We can defeat the Tory cuts!

TUSC placards being distributed as the People's Assembly anti-austerity demonstration gathers in the City of London on 20th June., photo Sabah

TUSC placards being distributed as the People’s Assembly anti-austerity demonstration gathers in the City of London on 20th June., photo Sabah   (Click to enlarge: opens in new window)

Nick Chaffey, Socialist Party Southern region secretary

It’s only five months since the general election, when champagne corks popped in the mansions of Tory MPs and boardrooms of their corporate sidekicks. But jubilation among the establishment is giving way to a dawning reality that austerity – planned poverty – is not so popular.

The first doubters were the 70 Tory MPs in the most marginal seats who realised that by cutting tax credits to low-income families they would be hit hard by angry electors.

Now, as council budget proposals for next year see the light of day, opposition to further cuts is shaking the ground beneath the sheltered gardens of West Oxfordshire MP, David Cameron.

On 14 November, 500 campaigners organised a ‘baby-blockade’ in Oxford. Protests across Oxfordshire at the planned closure of 36 of 44 children’s centres by the Tory-led council have pushed a “disappointed” Cameron to write to the council leader, urging him to think again.

What pitiful hypocrisy from the architect of austerity, whose militant mantra of the super-rich ‘1%’, is ‘cut the deficit to create prosperity for all’. Yet funding for children’s centres across England has been cut by 28% in just three years.

Letter

Cameron complained in his letter that Oxfordshire council could avoid service cuts because the reduction in government financial support to the council was only a “slight fall”. And, anyway, couldn’t backroom staff be cut instead?
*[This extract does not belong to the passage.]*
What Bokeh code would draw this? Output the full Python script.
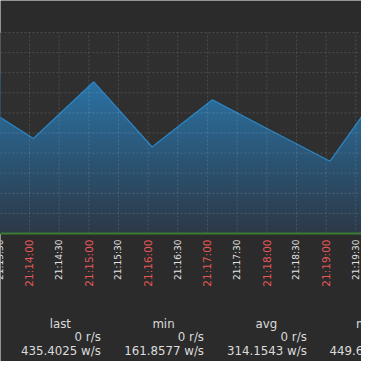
import math
import pandas as pd
from bokeh.plotting import figure
from bokeh.models import Range1d, FixedTicker, ColumnDataSource, BoxAnnotation, Span
from bokeh.core.properties import value
from bokeh.embed import file_html
from bokeh.resources import INLINE

# ---------------- data ----------------
DAY = "2024-01-01 "
sample_times = ["21:13:03", "21:14:04", "21:15:05", "21:16:04",
                "21:17:05", "21:18:03", "21:19:04", "21:20:04"]
write_values = [298.6, 212.7, 339.6, 193.7, 299.3, 231.7, 161.86, 349.5]  # w/s

tick_labels = ["21:13:30", "21:14:00", "21:14:30", "21:15:00", "21:15:30",
               "21:16:00", "21:16:30", "21:17:00", "21:17:30", "21:18:00",
               "21:18:30", "21:19:00", "21:19:30"]

legend_columns = ["last", "min", "avg", "max"]
legend_reads = ["0 r/s", "0 r/s", "0 r/s", "0 r/s"]
legend_writes = ["435.4025 w/s", "161.8577 w/s", "314.1543 w/s", "449.6621 w/s"]

y_grid_values = [45, 90, 135, 180, 225, 270, 315, 360, 405, 450]
YMAX = 450


def ms(t):
    return pd.Timestamp(DAY + t).value / 1e6


xs = [ms(t) for t in sample_times]
tick_ms = [ms(t) for t in tick_labels]

# view window: reference pixels 8..369 in both directions
PX_PER_S = 356.0 / 360.0
T0 = ms("21:13:30")
def t_at(ref_x):
    return T0 + (ref_x - 7.3) / PX_PER_S * 1000.0
def v_at(ref_y):
    return (241.0 - ref_y) * YMAX / 201.0

x_start, x_end = t_at(8), t_at(369)

BG_OUT = "#2b2b2b"
BG_PLOT = "#2f2f2f"

p = figure(width=361, height=361, output_backend="svg", toolbar_location=None,
           x_axis_location=None, y_axis_location=None,
           x_range=Range1d(x_start, x_end), y_range=Range1d(v_at(369), v_at(8)),
           min_border=0)
p.border_fill_color = BG_OUT
p.background_fill_color = BG_OUT
p.outline_line_color = None
p.grid.visible = False

# plot area background
p.add_layout(BoxAnnotation(bottom=0, top=YMAX, fill_color=BG_PLOT, fill_alpha=1,
                           line_color=None, level="underlay"))

# ---------------- gradient fill under the curve ----------------
N = 80
GTOP = 360.0
c0 = (44, 56, 70)
c1 = (42, 132, 193)
tops, colors = [], []
for i in range(N, 0, -1):
    top = GTOP * i / N
    f = top / YMAX
    col = tuple(int(round(c0[k] + (c1[k] - c0[k]) * f)) for k in range(3))
    tops.append(top)
    colors.append("#%02x%02x%02x" % col)
p.quad(left=xs[0], right=xs[-1], bottom=0, top=tops,
       fill_color=colors, line_color=None)

# mask above the curve
mask_x = xs + [xs[-1], xs[0]]
mask_y = write_values + [YMAX, YMAX]
p.patch(mask_x, mask_y, fill_color=BG_PLOT, line_color=None)

p.line(xs, write_values, line_color="#2a84c4", line_width=1.3)

# ---------------- grid lines (plot area only) ----------------
p.segment(x0=tick_ms, y0=0, x1=tick_ms, y1=YMAX,
          line_color="white", line_alpha=0.14, line_dash="2 2", line_width=1)
p.segment(x0=x_start, y0=y_grid_values, x1=x_end, y1=y_grid_values,
          line_color="white", line_alpha=0.14, line_dash="2 2", line_width=1)

# x axis line
p.add_layout(Span(location=0, dimension="width", line_color="#3a7d34", line_width=2))

# ---------------- time labels ----------------
is_red = [lab.endswith(":00") for lab in tick_labels]
tick_src = ColumnDataSource(dict(
    x=tick_ms,
    y=[v_at(247)] * len(tick_ms),
    text=tick_labels,
    color=["#e45858" if r else "#e2e2e2" for r in is_red],
    size=["10.5px" if r else "9px" for r in is_red],
))
p.text(x="x", y="y", text="text", source=tick_src, angle=math.pi / 2,
       text_align="right", text_baseline="middle",
       text_font=value("DejaVu Sans"), text_font_size="size", text_color="color")

# ---------------- legend table ----------------
col_right = [108.3, 211.5, 314.3, 416.8]
p.text(x=[t_at(r - 40.5) for r in col_right], y=[v_at(331)] * 4, text=legend_columns,
       text_align="center", text_baseline="alphabetic",
       text_font=value("DejaVu Sans"), text_font_size="11.8px", text_color="#dcdcdc")
p.text(x=[t_at(r) for r in col_right], y=[v_at(344.7)] * 4, text=legend_reads,
       text_align="right", text_baseline="alphabetic",
       text_font=value("DejaVu Sans"), text_font_size="11.8px", text_color="#dcdcdc")
p.text(x=[t_at(r) for r in col_right], y=[v_at(358.3)] * 4, text=legend_writes,
       text_align="right", text_baseline="alphabetic",
       text_font=value("DejaVu Sans"), text_font_size="11.8px", text_color="#dcdcdc")

open("out.html", "w").write(file_html(p, INLINE))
A less than happy Tory council leader replied that the “slight fall” amounted to £72 million or 37%, and that 40% of its most senior staff and 2,800 jobs in total have been cut. Since 2010, £626 million ‘savings’ had been made by the council!

The Socialist Party warned that these austerity policies would fail to revive the economy and instead would simply line the pockets of the mega-rich – who are now twice as rich as they were in 2009.

As the mighty tremble, the potential exists for a knock-out blow to be delivered. Jeremy Corbyn’s welcome anti-austerity stand must be matched by Labour councillors.

If allied to anti-cuts campaigners and council trade unions, this could lead to a national revolt against council cuts (see editorial pages 6&7). Oxford City Labour council could put itself at the forefront of this battle.

At a recent meeting in Oxford, young Socialist Student activists backed the Trade Unionist and Socialist Coalition (TUSC – an electoral coalition involving the RMT transport union, the Socialist Party and others) letter to Labour councillors appealing for them to vote against cuts.

If the House of Lords can vote against cuts, why not Labour councils?